Produce a word-for-word copy of the listing below without its pictures.
----------
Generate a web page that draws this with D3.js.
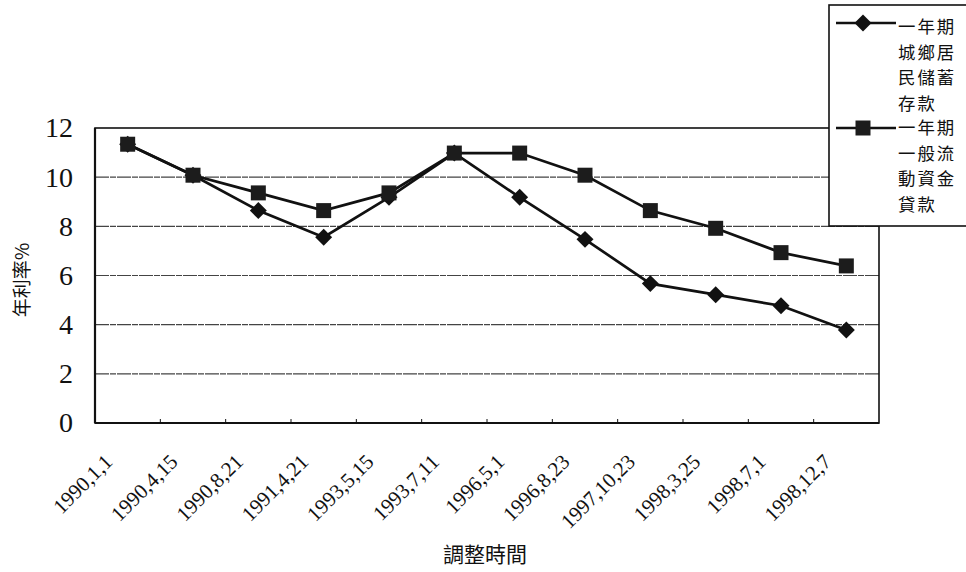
<!DOCTYPE html>
<html>
<head>
<meta charset="utf-8">
<script src="https://cdn.jsdelivr.net/npm/d3@7"></script>
<style>
  html, body { margin: 0; padding: 0; background: #fff; }
  svg { display: block; }
</style>
</head>
<body>
<svg id="chart" width="966" height="572"></svg>
<script>
const categories = ["1990,1,1","1990,4,15","1990,8,21","1991,4,21","1993,5,15","1993,7,11","1996,5,1","1996,8,23","1997,10,23","1998,3,25","1998,7,1","1998,12,7"];
const depositRates = [11.34, 10.08, 8.64, 7.56, 9.18, 10.98, 9.18, 7.47, 5.67, 5.22, 4.77, 3.78];
const loanRates = [11.34, 10.08, 9.36, 8.64, 9.36, 10.98, 10.98, 10.08, 8.64, 7.92, 6.93, 6.39];
const yTicks = [0, 2, 4, 6, 8, 10, 12];
const seriesNames = [["一年期","城鄉居","民儲蓄","存款"], ["一年期","一般流","動資金","貸款"]];
const yTitle = "年利率%";
const xTitle = "調整時間";

(function () {
const svg = d3.select("#chart");
const pLeft = 95, pRight = 879, pTop = 128, pBottom = 423;
const cjk = "'Noto Sans CJK TC', 'Noto Sans CJK SC', sans-serif";
const serif = "'Liberation Serif', 'DejaVu Serif', serif";

const x = d3.scaleBand().domain(categories).range([pLeft, pRight]).padding(0);
const y = d3.scaleLinear().domain([0, 12]).range([pBottom, pTop]);
const cx = d => x(d) + x.bandwidth() / 2;

// gridlines
svg.append("g").selectAll("line").data(yTicks.filter(d => d > 0 && d < 12)).join("line")
  .attr("x1", pLeft).attr("x2", pRight)
  .attr("y1", d => y(d)).attr("y2", d => y(d))
  .attr("stroke", "#444").attr("stroke-width", 1.2).attr("stroke-dasharray", "14,1,6,1");

// plot border
svg.append("rect").attr("x", pLeft).attr("y", pTop).attr("width", pRight - pLeft).attr("height", pBottom - pTop)
  .attr("fill", "none").attr("stroke", "#111").attr("stroke-width", 1.6);
svg.append("line").attr("x1", pLeft).attr("x2", pLeft).attr("y1", pTop).attr("y2", pBottom)
  .attr("stroke", "#111").attr("stroke-width", 2.2);
svg.append("line").attr("x1", pLeft).attr("x2", pRight).attr("y1", pBottom).attr("y2", pBottom)
  .attr("stroke", "#111").attr("stroke-width", 2.2);

// y axis tick labels
const yAxis = d3.axisLeft(y).tickValues(yTicks).tickSize(0).tickPadding(22).tickFormat(d3.format("d"));
const gy = svg.append("g").attr("transform", `translate(${pLeft},0)`).call(yAxis);
gy.select(".domain").remove();
gy.selectAll("text").attr("font-family", serif).attr("font-size", 28).attr("fill", "#111");

// x axis
const xAxis = d3.axisBottom(x).tickSize(0).tickFormat("");
const gx = svg.append("g").attr("transform", `translate(0,${pBottom})`).call(xAxis);
gx.select(".domain").remove();
svg.append("g").selectAll("line").data(categories.slice(1)).join("line")
  .attr("x1", d => x(d)).attr("x2", d => x(d))
  .attr("y1", pBottom).attr("y2", pBottom - 4)
  .attr("stroke", "#111").attr("stroke-width", 1);

// x labels rotated
svg.append("g").selectAll("text").data(categories).join("text")
  .attr("transform", d => `translate(${cx(d) - 14},${pBottom + 40}) rotate(-45)`)
  .attr("text-anchor", "end")
  .attr("font-family", serif).attr("font-size", 21).attr("fill", "#111")
  .text(d => d);

// axis titles
svg.append("text")
  .attr("transform", `translate(29,280) rotate(-90)`)
  .attr("text-anchor", "middle")
  .attr("font-family", cjk).attr("font-size", 19).attr("fill", "#111")
  .text(yTitle);
svg.append("text")
  .attr("x", 485).attr("y", 562)
  .attr("text-anchor", "middle")
  .attr("font-family", cjk).attr("font-size", 21).attr("fill", "#111")
  .text(xTitle);

// series lines
const line = d3.line().x((d, i) => cx(categories[i])).y(d => y(d));
svg.append("path").datum(depositRates).attr("d", line).attr("fill", "none").attr("stroke", "#111").attr("stroke-width", 2.7);
svg.append("path").datum(loanRates).attr("d", line).attr("fill", "none").attr("stroke", "#111").attr("stroke-width", 2.7);

const diamondPath = d3.symbol().type(d3.symbolSquare).size(144)();
const squarePath = d3.symbol().type(d3.symbolSquare).size(225)();

svg.append("g").selectAll("path").data(depositRates).join("path")
  .attr("transform", (d, i) => `translate(${cx(categories[i])},${y(d)}) rotate(45)`)
  .attr("d", diamondPath)
  .attr("fill", "#111");

svg.append("g").selectAll("path").data(loanRates).join("path")
  .attr("transform", (d, i) => `translate(${cx(categories[i])},${y(d)})`)
  .attr("d", squarePath)
  .attr("fill", "#1c1c1c");

// legend
const lg = svg.append("g");
lg.append("rect").attr("x", 829).attr("y", 5).attr("width", 145).attr("height", 221)
  .attr("fill", "#fff").attr("stroke", "#111").attr("stroke-width", 1.6);
const legendItems = [
  { names: seriesNames[0], y0: 23, ty: 27, marker: "diamond" },
  { names: seriesNames[1], y0: 128, ty: 128, marker: "square" }
];
legendItems.forEach(item => {
  lg.append("line").attr("x1", 836).attr("x2", 896).attr("y1", item.y0).attr("y2", item.y0)
    .attr("stroke", "#111").attr("stroke-width", 2.7);
  if (item.marker === "diamond") {
    lg.append("path").attr("transform", `translate(863,${item.y0}) rotate(45)`)
      .attr("d", diamondPath).attr("fill", "#111");
  } else {
    lg.append("path").attr("transform", `translate(863,${item.y0})`)
      .attr("d", squarePath).attr("fill", "#1c1c1c");
  }
  item.names.forEach((s, j) => {
    lg.append("text").attr("x", 898).attr("y", item.ty + j * 25.5)
      .attr("dy", "0.36em")
      .attr("font-family", cjk).attr("font-size", 17.4).attr("letter-spacing", 2)
      .attr("fill", "#111")
      .text(s);
  });
});
})();
</script>
</body>
</html>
----------
[CORRECT RESULT]
Generate a web page that draws this with D3.js.
<!DOCTYPE html>
<html>
<head>
<meta charset="utf-8">
<script src="https://cdn.jsdelivr.net/npm/d3@7"></script>
<style>
  html, body { margin: 0; padding: 0; background: #fff; }
  svg { display: block; }
</style>
</head>
<body>
<svg id="chart" width="966" height="572"></svg>
<script>
const categories = ["1990,1,1","1990,4,15","1990,8,21","1991,4,21","1993,5,15","1993,7,11","1996,5,1","1996,8,23","1997,10,23","1998,3,25","1998,7,1","1998,12,7"];
const depositRates = [11.34, 10.08, 8.64, 7.56, 9.18, 10.98, 9.18, 7.47, 5.67, 5.22, 4.77, 3.78];
const loanRates = [11.34, 10.08, 9.36, 8.64, 9.36, 10.98, 10.98, 10.08, 8.64, 7.92, 6.93, 6.39];
const yTicks = [0, 2, 4, 6, 8, 10, 12];
const seriesNames = [["一年期","城鄉居","民儲蓄","存款"], ["一年期","一般流","動資金","貸款"]];
const yTitle = "年利率%";
const xTitle = "調整時間";

(function () {
const svg = d3.select("#chart");
const pLeft = 95, pRight = 879, pTop = 128, pBottom = 423;
const cjk = "'Noto Sans CJK TC', 'Noto Sans CJK SC', sans-serif";
const serif = "'Liberation Serif', 'DejaVu Serif', serif";

const x = d3.scaleBand().domain(categories).range([pLeft, pRight]).padding(0);
const y = d3.scaleLinear().domain([0, 12]).range([pBottom, pTop]);
const cx = d => x(d) + x.bandwidth() / 2;

// gridlines
svg.append("g").selectAll("line").data(yTicks.filter(d => d > 0 && d < 12)).join("line")
  .attr("x1", pLeft).attr("x2", pRight)
  .attr("y1", d => y(d)).attr("y2", d => y(d))
  .attr("stroke", "#444").attr("stroke-width", 1.2).attr("stroke-dasharray", "14,1,6,1");

// plot border
svg.append("rect").attr("x", pLeft).attr("y", pTop).attr("width", pRight - pLeft).attr("height", pBottom - pTop)
  .attr("fill", "none").attr("stroke", "#111").attr("stroke-width", 1.6);
svg.append("line").attr("x1", pLeft).attr("x2", pLeft).attr("y1", pTop).attr("y2", pBottom)
  .attr("stroke", "#111").attr("stroke-width", 2.2);
svg.append("line").attr("x1", pLeft).attr("x2", pRight).attr("y1", pBottom).attr("y2", pBottom)
  .attr("stroke", "#111").attr("stroke-width", 2.2);

// y axis tick labels
const yAxis = d3.axisLeft(y).tickValues(yTicks).tickSize(0).tickPadding(22).tickFormat(d3.format("d"));
const gy = svg.append("g").attr("transform", `translate(${pLeft},0)`).call(yAxis);
gy.select(".domain").remove();
gy.selectAll("text").attr("font-family", serif).attr("font-size", 28).attr("fill", "#111");

// x axis
const xAxis = d3.axisBottom(x).tickSize(0).tickFormat("");
const gx = svg.append("g").attr("transform", `translate(0,${pBottom})`).call(xAxis);
gx.select(".domain").remove();
svg.append("g").selectAll("line").data(categories.slice(1)).join("line")
  .attr("x1", d => x(d)).attr("x2", d => x(d))
  .attr("y1", pBottom).attr("y2", pBottom - 4)
  .attr("stroke", "#111").attr("stroke-width", 1);

// x labels rotated
svg.append("g").selectAll("text").data(categories).join("text")
  .attr("transform", d => `translate(${cx(d) - 14},${pBottom + 40}) rotate(-45)`)
  .attr("text-anchor", "end")
  .attr("font-family", serif).attr("font-size", 21).attr("fill", "#111")
  .text(d => d);

// axis titles
svg.append("text")
  .attr("transform", `translate(29,280) rotate(-90)`)
  .attr("text-anchor", "middle")
  .attr("font-family", cjk).attr("font-size", 19).attr("fill", "#111")
  .text(yTitle);
svg.append("text")
  .attr("x", 485).attr("y", 562)
  .attr("text-anchor", "middle")
  .attr("font-family", cjk).attr("font-size", 21).attr("fill", "#111")
  .text(xTitle);

// series lines
const line = d3.line().x((d, i) => cx(categories[i])).y(d => y(d));
svg.append("path").datum(depositRates).attr("d", line).attr("fill", "none").attr("stroke", "#111").attr("stroke-width", 2.7);
svg.append("path").datum(loanRates).attr("d", line).attr("fill", "none").attr("stroke", "#111").attr("stroke-width", 2.7);

const diamondPath = d3.symbol().type(d3.symbolSquare).size(144)();
const squarePath = d3.symbol().type(d3.symbolSquare).size(225)();

svg.append("g").selectAll("path").data(depositRates).join("path")
  .attr("transform", (d, i) => `translate(${cx(categories[i])},${y(d)}) rotate(45)`)
  .attr("d", diamondPath)
  .attr("fill", "#111");

svg.append("g").selectAll("path").data(loanRates).join("path")
  .attr("transform", (d, i) => `translate(${cx(categories[i])},${y(d)})`)
  .attr("d", squarePath)
  .attr("fill", "#1c1c1c");

// legend
const lg = svg.append("g");
lg.append("rect").attr("x", 829).attr("y", 5).attr("width", 145).attr("height", 221)
  .attr("fill", "#fff").attr("stroke", "#111").attr("stroke-width", 1.6);
const legendItems = [
  { names: seriesNames[0], y0: 23, ty: 27, marker: "diamond" },
  { names: seriesNames[1], y0: 128, ty: 128, marker: "square" }
];
legendItems.forEach(item => {
  lg.append("line").attr("x1", 836).attr("x2", 896).attr("y1", item.y0).attr("y2", item.y0)
    .attr("stroke", "#111").attr("stroke-width", 2.7);
  if (item.marker === "diamond") {
    lg.append("path").attr("transform", `translate(863,${item.y0}) rotate(45)`)
      .attr("d", diamondPath).attr("fill", "#111");
  } else {
    lg.append("path").attr("transform", `translate(863,${item.y0})`)
      .attr("d", squarePath).attr("fill", "#1c1c1c");
  }
  item.names.forEach((s, j) => {
    lg.append("text").attr("x", 898).attr("y", item.ty + j * 25.5)
      .attr("dy", "0.36em")
      .attr("font-family", cjk).attr("font-size", 17.4).attr("letter-spacing", 2)
      .attr("fill", "#111")
      .text(s);
  });
});
})();
</script>
</body>
</html>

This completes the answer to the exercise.